Straws in the wind: sublime and ridiculous

Jessica Lal

Jessica Lal

Almost at the same moment, two signals. I’m looking up a story that that was very big in the Indian media a few years ago, the murder of model Jessica Lal. Please note the prim note at the top from the Wikipedia edi- are we allowed to use the antique term “editors” any more? Perhaps Wikipersons would prefer to be “curators”. Anyhow they are being a bit severe with the author of the existing Lal entry: too much story-telling and not enough encyclopaedia-type detachment, they say. Crowd-sourcing comes in for a little correction and enhancement by the old-fashioned method applying standards. Bravely old-fashioned stuff. There’s a link through to a whole section on NPOV, or Neutral Point of View.

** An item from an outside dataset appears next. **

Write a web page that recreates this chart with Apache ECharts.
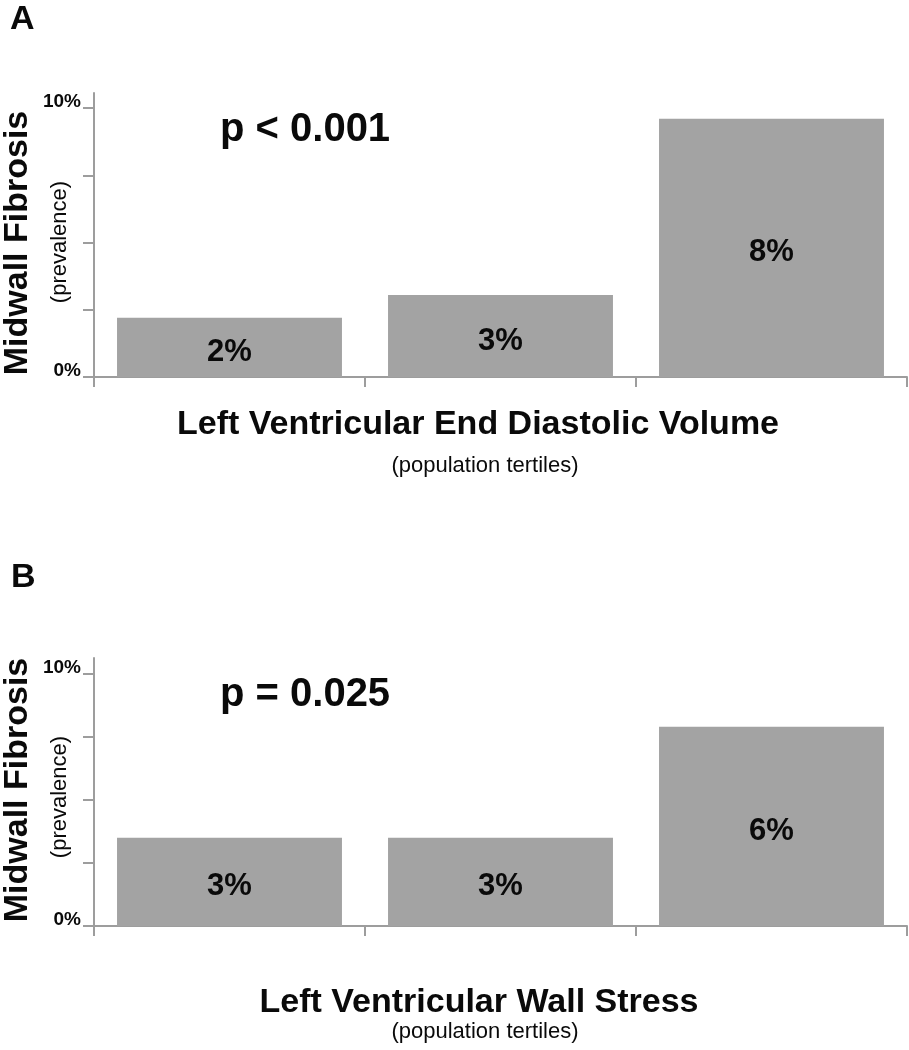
<!DOCTYPE html>
<html>
<head>
<meta charset="utf-8">
<script src="https://cdn.jsdelivr.net/npm/echarts@6/dist/echarts.min.js"></script>
<style>
  html, body { margin: 0; padding: 0; background: #fff; }
  #chart { width: 909px; height: 1050px; }
</style>
</head>
<body>
<div id="chart"></div>
<script>
// ---- data ----
const categories = ['Tertile 1', 'Tertile 2', 'Tertile 3'];
const edvValues = [2.2, 3.05, 9.6];      // bar heights (%) panel A
const edvLabels = ['2%', '3%', '8%'];    // printed labels panel A
const wsValues = [3.5, 3.5, 7.9];        // bar heights (%) panel B
const wsLabels = ['3%', '3%', '6%'];     // printed labels panel B
const yTickValues = [0, 2.5, 5, 7.5, 10];
const yLabelValues = [0, 10];
const panelLetters = ['A', 'B'];
const pValues = ['p < 0.001', 'p = 0.025'];
const xTitles = ['Left Ventricular End Diastolic Volume', 'Left Ventricular Wall Stress'];
const xSubtitle = '(population tertiles)';
const yTitle = 'Midwall Fibrosis';
const ySubtitle = '(prevalence)';

// ---- style ----
const FONT = '"Liberation Sans", Arial, Helvetica, sans-serif';
const AXIS_COLOR = '#9d9d9d';
const BAR_COLOR = '#a3a3a3';
const TEXT_COLOR = '#0a0a0a';

const chart = echarts.init(document.getElementById('chart'), null, { renderer: 'canvas' });

function xAxisCfg(gridIndex) {
  return {
    type: 'category', gridIndex, data: categories,
    axisLine: { show: true, lineStyle: { color: AXIS_COLOR, width: 2 } },
    axisTick: { show: true, length: 10, lineStyle: { color: AXIS_COLOR, width: 2 } },
    axisLabel: { show: false },
    splitLine: { show: false }
  };
}
function yAxisCfg(gridIndex, max) {
  return {
    type: 'value', gridIndex, min: 0, max: max,
    axisLine: { show: true, lineStyle: { color: AXIS_COLOR, width: 2 } },
    axisTick: { show: true, length: 11, customValues: yTickValues, lineStyle: { color: AXIS_COLOR, width: 2 } },
    axisLabel: {
      show: true, customValues: yLabelValues, margin: 13,
      formatter: v => v + '%',
      fontFamily: FONT, fontWeight: 'bold', fontSize: 19, color: TEXT_COLOR,
      verticalAlign: 'bottom', lineHeight: 13
    },
    splitLine: { show: false }
  };
}
function seriesCfg(idx, values, labels) {
  return {
    type: 'bar', xAxisIndex: idx, yAxisIndex: idx,
    data: values,
    barCategoryGap: '17%',
    itemStyle: { color: BAR_COLOR },
    label: {
      show: true, position: 'inside', offset: [0, 5],
      formatter: p => labels[p.dataIndex],
      fontFamily: FONT, fontWeight: 'bold', fontSize: 31, color: TEXT_COLOR
    },
    emphasis: { disabled: true },
    silent: true
  };
}
function txt(text, x, y, size, weight, align, rotation) {
  return {
    type: 'text', x, y, rotation: rotation || 0, silent: true,
    style: {
      text, fill: TEXT_COLOR,
      font: weight + ' ' + size + 'px ' + FONT,
      align: align, verticalAlign: 'middle'
    }
  };
}

const option = {
  animation: false,
  backgroundColor: '#fff',
  grid: [
    { left: 94, right: 2, top: 93, bottom: 1050 - 377, containLabel: false },
    { left: 94, right: 2, top: 658, bottom: 1050 - 926, containLabel: false }
  ],
  xAxis: [xAxisCfg(0), xAxisCfg(1)],
  yAxis: [yAxisCfg(0, 10.56), yAxisCfg(1, 10.63)],
  series: [seriesCfg(0, edvValues, edvLabels), seriesCfg(1, wsValues, wsLabels)],
  graphic: [
    txt(panelLetters[0], 10, 20, 34, 'bold', 'left'),
    txt(panelLetters[1], 11, 578, 34, 'bold', 'left'),
    txt(pValues[0], 220, 130, 40, 'bold', 'left'),
    txt(pValues[1], 220, 695, 40, 'bold', 'left'),
    txt(yTitle, 18, 243, 34, 'bold', 'center', Math.PI / 2),
    txt(ySubtitle, 60, 242, 22, 'normal', 'center', Math.PI / 2),
    txt(yTitle, 18, 790, 34, 'bold', 'center', Math.PI / 2),
    txt(ySubtitle, 60, 797, 22, 'normal', 'center', Math.PI / 2),
    txt(xTitles[0], 478, 425, 34, 'bold', 'center'),
    txt(xSubtitle, 485, 466, 22, 'normal', 'center'),
    txt(xTitles[1], 479, 1003, 34, 'bold', 'center'),
    txt(xSubtitle, 485, 1032, 22, 'normal', 'center')
  ]
};
chart.setOption(option);
</script>
</body>
</html>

Then I see that the University of Staffordshire is offering a course in celebrity journalism. I guess that most journalism courses at one time or another look at celebrity inyterviewing; City University’s magazine course certainly does. But a whole course? Is this a good use of taxpayers’ money? There are some kinds of training that may just not be necessary or important. It’s hardly a complete justification to say that this will help the university’s graduates get jobs.

Put these two signals beside eachother and compare. Over at Wikipedia, once thought to be part of a digital world threatening journalism, someone cares about improving editorial standards. At the University of Staffordshire, some of the least edifying and memorable aspects of newspaper journalism are being enshrined in the curriculum.